[WORK TO COMPLETE]: Write out again, word for word, the lines below from the line that holds "Rebuild this diagram" through the line that holds "(0.5,0.5) rectangle (719.5,907.5);", omitting pictures.
** START OF RECORDS **
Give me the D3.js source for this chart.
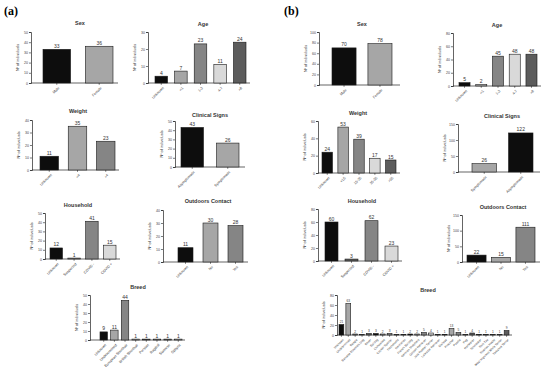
<!DOCTYPE html>
<html>
<head>
<meta charset="utf-8">
<script src="https://cdn.jsdelivr.net/npm/d3@7"></script>
<style>
  body { margin: 0; background: #fff; }
  svg { display: block; font-family: 'Liberation Sans', Arial, sans-serif; }
</style>
</head>
<body>
<svg id="chart" width="550" height="373"></svg>
<script>
// ---- data: (a) cats ----
const sexCatsA = ['Male', 'Female']
const sexValsA = [33, 36]
const ageCatsA = ['Unknown', '<1', '1-3', '4-7', '>8']
const ageValsA = [4, 7, 23, 11, 24]
const weightCatsA = ['Unknown', '<4', '>4']
const weightValsA = [11, 35, 23]
const clinicalCatsA = ['Asymptomatic', 'Symptomatic']
const clinicalValsA = [43, 26]
const householdCatsA = ['Unknown', 'Suspected', 'COVID -', 'COVID +']
const householdValsA = [12, 1, 41, 15]
const outdoorsCatsA = ['Unknown', 'No', 'Yes']
const outdoorsValsA = [11, 30, 28]
const breedCatsA = ['Unknown', 'Undetermined', 'European Shorthair', 'British Shorthair',
  'Persian', 'Ragdoll', 'Siamese', 'Sphynx']
const breedValsA = [9, 11, 44, 1, 1, 1, 1, 1]

// ---- data: (b) dogs ----
const sexCatsB = ['Male', 'Female']
const sexValsB = [70, 78]
const ageCatsB = ['Unknown', '<1', '1-3', '4-7', '>8']
const ageValsB = [5, 2, 45, 48, 48]
const weightCatsB = ['Unknown', '<15', '15-25', '25-35', '>35']
const weightValsB = [24, 53, 39, 17, 15]
const clinicalCatsB = ['Symptomatic', 'Asymptomatic']
const clinicalValsB = [26, 122]
const householdCatsB = ['Unknown', 'Suspected', 'COVID -', 'COVID +']
const householdValsB = [60, 3, 62, 23]
const outdoorsCatsB = ['Unknown', 'No', 'Yes']
const outdoorsValsB = [22, 15, 111]
const breedCatsB = ['Unknown', 'Undetermined', 'Beagle', 'Bernese Mountain Dog', 'Boxer',
  'Bulldog', 'Chihuahua', 'Cocker Spaniel', 'Dachshund', 'Dalmatian', 'French Bulldog',
  'German Shepherd', 'Golden Retriever', 'Jack Russell Terrier', 'Labrador Retriever',
  'Maltese', 'Pinscher', 'Poodle', 'Pug', 'Rottweiler', 'Schnauzer', 'Shih Tzu',
  'Siberian Husky', 'West Highland White Terrier', 'Yorkshire Terrier']
const breedValsB = [21, 63, 2, 1, 3, 3, 2, 3, 1, 1, 2, 2, 5, 4, 1, 1, 13, 5, 1, 4, 1, 1, 1, 1, 9]

// ---- styles ----
const K = '#0d0d0d', LG = '#a6a6a6', G = '#858585', P = '#d9d9d9', D = '#5c5c5c'

// panel layout: y axis at x0, x axis ends at x1, bars span L..R
const panels = [
  { title: 'Sex', cats: sexCatsA, vals: sexValsA, x0: 31, x1: 118, L: 43, R: 113, pad: 0.35,
    yTop: 32, yBot: 83, max: 50, step: 10, tx: 80, ty: 25, colors: [K, LG] },
  { title: 'Age', cats: ageCatsA, vals: ageValsA, x0: 148, x1: 250, L: 155, R: 246, pad: 0.36,
    yTop: 32, yBot: 83, max: 30, step: 10, tx: 203, ty: 26, colors: [K, LG, G, P, D] },
  { title: 'Weight', cats: weightCatsA, vals: weightValsA, x0: 32, x1: 119, L: 40, R: 115, pad: 0.345,
    yTop: 120, yBot: 170, max: 40, step: 10, tx: 78, ty: 113, colors: [K, LG, G] },
  { title: 'Clinical Signs', cats: clinicalCatsA, vals: clinicalValsA, x0: 175, x1: 245, L: 181, R: 239, pad: 0.366,
    yTop: 121, yBot: 167, max: 50, step: 10, tx: 210, ty: 117, colors: [K, LG] },
  { title: 'Household', cats: householdCatsA, vals: householdValsA, x0: 45, x1: 120, L: 50, R: 116, pad: 0.3,
    yTop: 213, yBot: 259, max: 50, step: 10, tx: 78, ty: 207, colors: [K, LG, G, P] },
  { title: 'Outdoors Contact', cats: outdoorsCatsA, vals: outdoorsValsA, x0: 163, x1: 248, L: 178, R: 243, pad: 0.4,
    yTop: 210, yBot: 262, max: 40, step: 10, tx: 208, ty: 203, colors: [K, LG, G] },
  { title: 'Breed', cats: breedCatsA, vals: breedValsA, x0: 90, x1: 185, L: 100, R: 182, pad: 0.3,
    yTop: 295, yBot: 340, max: 50, step: 10, tx: 138, ty: 289, colors: [K, LG, G, P, D, LG, G, P] },

  { title: 'Sex', cats: sexCatsB, vals: sexValsB, x0: 319, x1: 400, L: 332, R: 392, pad: 0.33,
    yTop: 32, yBot: 85, max: 100, step: 20, tx: 362, ty: 26, colors: [K, LG] },
  { title: 'Age', cats: ageCatsB, vals: ageValsB, x0: 453, x1: 541, L: 459, R: 537, pad: 0.34,
    yTop: 33, yBot: 86, max: 80, step: 20, tx: 497, ty: 27, colors: [K, LG, G, P, D] },
  { title: 'Weight', cats: weightCatsB, vals: weightValsB, x0: 318, x1: 400, L: 322, R: 396, pad: 0.34,
    yTop: 121, yBot: 173, max: 60, step: 20, tx: 358, ty: 115, colors: [K, LG, G, P, D] },
  { title: 'Clinical Signs', cats: clinicalCatsB, vals: clinicalValsB, x0: 458, x1: 540, L: 472, R: 533, pad: 0.33,
    yTop: 124, yBot: 172, max: 150, step: 50, tx: 502, ty: 118, colors: [LG, K] },
  { title: 'Household', cats: householdCatsB, vals: householdValsB, x0: 318, x1: 402, L: 325, R: 398, pad: 0.35,
    yTop: 209, yBot: 261, max: 80, step: 20, tx: 362, ty: 203, colors: [K, D, G, P] },
  { title: 'Outdoors Contact', cats: outdoorsCatsB, vals: outdoorsValsB, x0: 462, x1: 540, L: 467, R: 535, pad: 0.22,
    yTop: 215, yBot: 262, max: 150, step: 50, tx: 503, ty: 209, colors: [K, LG, G] },
  { title: 'Breed', cats: breedCatsB, vals: breedValsB, x0: 337, x1: 512, L: 339, R: 509, pad: 0.3,
    yTop: 295, yBot: 335, max: 80, step: 20, tx: 428, ty: 292, colors: [K, LG, G, P, D] },
]

const svg = d3.select('#chart')

svg.append('rect').attr('width', 550).attr('height', 373).attr('fill', '#fff')

// panel letters
svg.append('text').attr('x', 4).attr('y', 15).text('(a)')
  .style('font-family', "'Liberation Serif', 'Times New Roman', serif")
  .style('font-weight', 'bold').style('font-size', '12px')
svg.append('text').attr('x', 284).attr('y', 15).text('(b)')
  .style('font-family', "'Liberation Serif', 'Times New Roman', serif")
  .style('font-weight', 'bold').style('font-size', '12px')

panels.forEach((p) => {
  const g = svg.append('g')
  const n = p.cats.length

  // first bar's left edge at L, last bar's right edge at R
  const x = d3.scaleBand()
    .domain(p.cats)
    .range([p.L, p.R])
    .paddingInner(p.pad)
    .paddingOuter(0)

  const y = d3.scaleLinear().domain([0, p.max]).range([p.yBot, p.yTop])

  // title
  g.append('text')
    .attr('x', p.tx).attr('y', p.ty)
    .attr('text-anchor', 'middle')
    .style('font-size', '5.5px').style('font-weight', 'bold').style('fill', '#333')
    .text(p.title)

  // y axis
  const yAxis = d3.axisLeft(y)
    .tickValues(d3.range(0, p.max + 0.001, p.step))
    .tickSize(2).tickPadding(1)
  const ya = g.append('g').attr('transform', `translate(${p.x0},0)`).call(yAxis)
  ya.select('.domain').attr('stroke', '#222').attr('stroke-width', 0.7)
  ya.selectAll('.tick line').attr('stroke', '#222').attr('stroke-width', 0.6)
  ya.selectAll('.tick text').style('font-size', '3.6px').style('fill', '#444')
    .style('font-family', "'Liberation Sans', Arial, sans-serif")

  // y label
  g.append('text')
    .attr('transform', `translate(${p.x0 - 12},${(p.yTop + p.yBot) / 2}) rotate(-90)`)
    .attr('text-anchor', 'middle')
    .style('font-size', '3.8px').style('fill', '#333')
    .text('Nº of individuals')

  // x axis line
  g.append('line')
    .attr('x1', p.x0).attr('x2', p.x1)
    .attr('y1', p.yBot).attr('y2', p.yBot)
    .attr('stroke', '#222').attr('stroke-width', 0.7)

  // bars
  g.selectAll('rect.bar')
    .data(p.cats)
    .join('rect')
    .attr('class', 'bar')
    .attr('x', (d) => x(d))
    .attr('y', (d, i) => y(p.vals[i]))
    .attr('width', x.bandwidth())
    .attr('height', (d, i) => p.yBot - y(p.vals[i]))
    .attr('fill', (d, i) => p.colors[i % p.colors.length])
    .attr('stroke', '#1a1a1a')
    .attr('stroke-width', 0.6)

  // value labels
  g.selectAll('text.val')
    .data(p.cats)
    .join('text')
    .attr('class', 'val')
    .attr('x', (d) => x(d) + x.bandwidth() / 2)
    .attr('y', (d, i) => y(p.vals[i]) - 1.5)
    .attr('text-anchor', 'middle')
    .style('font-size', n > 10 ? '3.2px' : '5px')
    .style('fill', '#333')
    .text((d, i) => p.vals[i])

  // x ticks and rotated labels
  const xt = g.selectAll('g.xt')
    .data(p.cats)
    .join('g')
    .attr('class', 'xt')
    .attr('transform', (d) => `translate(${x(d) + x.bandwidth() / 2},${p.yBot})`)
  xt.append('line').attr('y2', 1.8).attr('stroke', '#222').attr('stroke-width', 0.6)
  xt.append('text')
    .attr('transform', 'translate(1,3.5) rotate(-45)')
    .attr('text-anchor', 'end')
    .attr('dy', '0.7em')
    .style('font-size', n > 10 ? '3px' : '3.6px')
    .style('fill', '#333')
    .text((d) => d)
})
</script>
</body>
</html>
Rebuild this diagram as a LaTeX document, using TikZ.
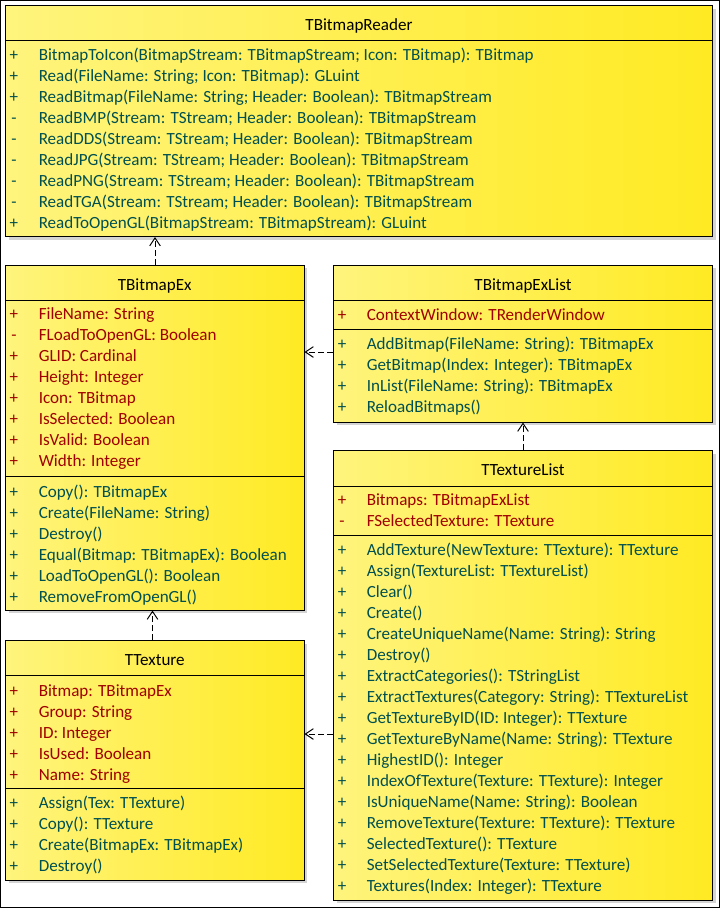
\documentclass[tikz,border=0pt]{standalone}
\usepackage{fontspec}
\setmainfont{Carlito}
\usetikzlibrary{fit,arrows.meta}
\definecolor{attrc}{RGB}{160,0,0}
\definecolor{methc}{RGB}{0,80,80}
\definecolor{yl}{RGB}{255,244,125}
\definecolor{yr}{RGB}{255,234,35}
\definecolor{shd}{RGB}{212,212,212}
\tikzset{
  umlbox/.style={draw=black, line width=0.75pt, left color=yl, right color=yr, inner sep=0pt},
  rowtxt/.style={anchor=mid west, inner sep=0pt, font=\fontsize{12.8pt}{15pt}\selectfont},
  sgn/.style={anchor=mid, inner sep=0pt, font=\fontsize{12.8pt}{15pt}\selectfont},
  ttl/.style={anchor=mid, inner sep=0pt, font=\fontsize{12.8pt}{15pt}\selectfont, text=black},
  attr/.style={text=attrc},
  meth/.style={text=methc},
  sepline/.style={line width=0.75pt},
  dep/.style={line width=0.75pt, dash pattern=on 4.5pt off 2.25pt, -{Straight Barb[length=6pt,width=8pt]}}
}
\newcommand\umlrows[5]{%
  \foreach \sg/\tx [count=\i] in {#5} {
    \node[sgn,#4] (#1s\i) at ({#2+8.5},{#3+3.5+21*(\i-1)}) {\sg};
    \node[rowtxt,#4] (#1t\i) at ({#2+33},{#3+3.5+21*(\i-1)}) {\tx};
  }}
\newcommand\umlframe[5]{% name, left, top, right, bottom
  \fill[shd] ({#2+3},{#3+3}) rectangle ({#4+3},{#5+3});
  \coordinate (#1-nw) at (#2,#3);
  \coordinate (#1-se) at (#4,#5);
  \node[umlbox, fit=(#1-nw) (#1-se)] (#1) {};
}
\begin{document}
\begin{tikzpicture}[x=0.75pt,y=-0.75pt]
\useasboundingbox (0,0) rectangle (720,908);
\draw[line width=0.75pt] (0.5,0.5) rectangle (719.5,907.5);

% TBitmapReader
\umlframe{reader}{5.5}{5.5}{712.5}{236.5}
\node[ttl] (reader-title) at (359,27) {TBitmapReader};
\coordinate (reader-c1) at (0,40.5);
\draw[sepline] (reader.west |- reader-c1) -- (reader.east |- reader-c1);
\umlrows{reader-m}{5.5}{54}{meth}{
  +/{BitmapToIcon(BitmapStream: TBitmapStream; Icon: TBitmap): TBitmap},
  +/{Read(FileName: String; Icon: TBitmap): GLuint},
  +/{ReadBitmap(FileName: String; Header: Boolean): TBitmapStream},
  -/{ReadBMP(Stream: TStream; Header: Boolean): TBitmapStream},
  -/{ReadDDS(Stream: TStream; Header: Boolean): TBitmapStream},
  -/{ReadJPG(Stream: TStream; Header: Boolean): TBitmapStream},
  -/{ReadPNG(Stream: TStream; Header: Boolean): TBitmapStream},
  -/{ReadTGA(Stream: TStream; Header: Boolean): TBitmapStream},
  +/{ReadToOpenGL(BitmapStream: TBitmapStream): GLuint}}

% TBitmapEx
\umlframe{bex}{5.5}{265}{304}{610}
\node[ttl] (bex-title) at (154.75,287) {TBitmapEx};
\coordinate (bex-c1) at (0,300.5);
\coordinate (bex-c2) at (0,476);
\draw[sepline] (bex.west |- bex-c1) -- (bex.east |- bex-c1);
\draw[sepline] (bex.west |- bex-c2) -- (bex.east |- bex-c2);
\umlrows{bex-a}{5.5}{313}{attr}{
  +/{FileName: String},
  -/{FLoadToOpenGL: Boolean},
  +/{GLID: Cardinal},
  +/{Height: Integer},
  +/{Icon: TBitmap},
  +/{IsSelected: Boolean},
  +/{IsValid: Boolean},
  +/{Width: Integer}}
\umlrows{bex-m}{5.5}{491}{meth}{
  +/{Copy(): TBitmapEx},
  +/{Create(FileName: String)},
  +/{Destroy()},
  +/{Equal(Bitmap: TBitmapEx): Boolean},
  +/{LoadToOpenGL(): Boolean},
  +/{RemoveFromOpenGL()}}

% TBitmapExList
\umlframe{bexl}{333.5}{265}{712.5}{422}
\node[ttl] (bexl-title) at (523,287) {TBitmapExList};
\coordinate (bexl-c1) at (0,300.5);
\coordinate (bexl-c2) at (0,329.5);
\draw[sepline] (bexl.west |- bexl-c1) -- (bexl.east |- bexl-c1);
\draw[sepline] (bexl.west |- bexl-c2) -- (bexl.east |- bexl-c2);
\umlrows{bexl-a}{333.5}{314}{attr}{
  +/{ContextWindow: TRenderWindow}}
\umlrows{bexl-m}{333.5}{343}{meth}{
  +/{AddBitmap(FileName: String): TBitmapEx},
  +/{GetBitmap(Index: Integer): TBitmapEx},
  +/{InList(FileName: String): TBitmapEx},
  +/{ReloadBitmaps()}}

% TTextureList
\umlframe{tl}{333.5}{450.5}{712.5}{900}
\node[ttl] (tl-title) at (523,472) {TTextureList};
\coordinate (tl-c1) at (0,486);
\coordinate (tl-c2) at (0,535);
\draw[sepline] (tl.west |- tl-c1) -- (tl.east |- tl-c1);
\draw[sepline] (tl.west |- tl-c2) -- (tl.east |- tl-c2);
\umlrows{tl-a}{333.5}{499}{attr}{
  +/{Bitmaps: TBitmapExList},
  -/{FSelectedTexture: TTexture}}
\umlrows{tl-m}{333.5}{549}{meth}{
  +/{AddTexture(NewTexture: TTexture): TTexture},
  +/{Assign(TextureList: TTextureList)},
  +/{Clear()},
  +/{Create()},
  +/{CreateUniqueName(Name: String): String},
  +/{Destroy()},
  +/{ExtractCategories(): TStringList},
  +/{ExtractTextures(Category: String): TTextureList},
  +/{GetTextureByID(ID: Integer): TTexture},
  +/{GetTextureByName(Name: String): TTexture},
  +/{HighestID(): Integer},
  +/{IndexOfTexture(Texture: TTexture): Integer},
  +/{IsUniqueName(Name: String): Boolean},
  +/{RemoveTexture(Texture: TTexture): TTexture},
  +/{SelectedTexture(): TTexture},
  +/{SetSelectedTexture(Texture: TTexture)},
  +/{Textures(Index: Integer): TTexture}}

% TTexture
\umlframe{tex}{5.5}{640.5}{304}{880}
\node[ttl] (tex-title) at (154.75,662) {TTexture};
\coordinate (tex-c1) at (0,675);
\coordinate (tex-c2) at (0,788);
\draw[sepline] (tex.west |- tex-c1) -- (tex.east |- tex-c1);
\draw[sepline] (tex.west |- tex-c2) -- (tex.east |- tex-c2);
\umlrows{tex-a}{5.5}{690}{attr}{
  +/{Bitmap: TBitmapEx},
  +/{Group: String},
  +/{ID: Integer},
  +/{IsUsed: Boolean},
  +/{Name: String}}
\umlrows{tex-m}{5.5}{802}{meth}{
  +/{Assign(Tex: TTexture)},
  +/{Copy(): TTexture},
  +/{Create(BitmapEx: TBitmapEx)},
  +/{Destroy()}}

% dependencies
\coordinate (dep1) at (155,0);
\coordinate (dep2) at (152.5,0);
\coordinate (dep3) at (0,352);
\coordinate (dep4) at (0,734);
\draw[dep] (bex.north -| dep1) -- (reader.south -| dep1);
\draw[dep] (tex.north -| dep2) -- (bex.south -| dep2);
\draw[dep] (bexl.west |- dep3) -- (bex.east |- dep3);
\draw[dep] (tl.north) -- (bexl.south);
\draw[dep] (tl.west |- dep4) -- (tex.east |- dep4);
\end{tikzpicture}
\end{document}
** END OF RECORDS **
[OUTPUT FOR THIS EXERCISE]:
Rebuild this diagram as a LaTeX document, using TikZ.
\documentclass[tikz,border=0pt]{standalone}
\usepackage{fontspec}
\setmainfont{Carlito}
\usetikzlibrary{fit,arrows.meta}
\definecolor{attrc}{RGB}{160,0,0}
\definecolor{methc}{RGB}{0,80,80}
\definecolor{yl}{RGB}{255,244,125}
\definecolor{yr}{RGB}{255,234,35}
\definecolor{shd}{RGB}{212,212,212}
\tikzset{
  umlbox/.style={draw=black, line width=0.75pt, left color=yl, right color=yr, inner sep=0pt},
  rowtxt/.style={anchor=mid west, inner sep=0pt, font=\fontsize{12.8pt}{15pt}\selectfont},
  sgn/.style={anchor=mid, inner sep=0pt, font=\fontsize{12.8pt}{15pt}\selectfont},
  ttl/.style={anchor=mid, inner sep=0pt, font=\fontsize{12.8pt}{15pt}\selectfont, text=black},
  attr/.style={text=attrc},
  meth/.style={text=methc},
  sepline/.style={line width=0.75pt},
  dep/.style={line width=0.75pt, dash pattern=on 4.5pt off 2.25pt, -{Straight Barb[length=6pt,width=8pt]}}
}
\newcommand\umlrows[5]{%
  \foreach \sg/\tx [count=\i] in {#5} {
    \node[sgn,#4] (#1s\i) at ({#2+8.5},{#3+3.5+21*(\i-1)}) {\sg};
    \node[rowtxt,#4] (#1t\i) at ({#2+33},{#3+3.5+21*(\i-1)}) {\tx};
  }}
\newcommand\umlframe[5]{% name, left, top, right, bottom
  \fill[shd] ({#2+3},{#3+3}) rectangle ({#4+3},{#5+3});
  \coordinate (#1-nw) at (#2,#3);
  \coordinate (#1-se) at (#4,#5);
  \node[umlbox, fit=(#1-nw) (#1-se)] (#1) {};
}
\begin{document}
\begin{tikzpicture}[x=0.75pt,y=-0.75pt]
\useasboundingbox (0,0) rectangle (720,908);
\draw[line width=0.75pt] (0.5,0.5) rectangle (719.5,907.5);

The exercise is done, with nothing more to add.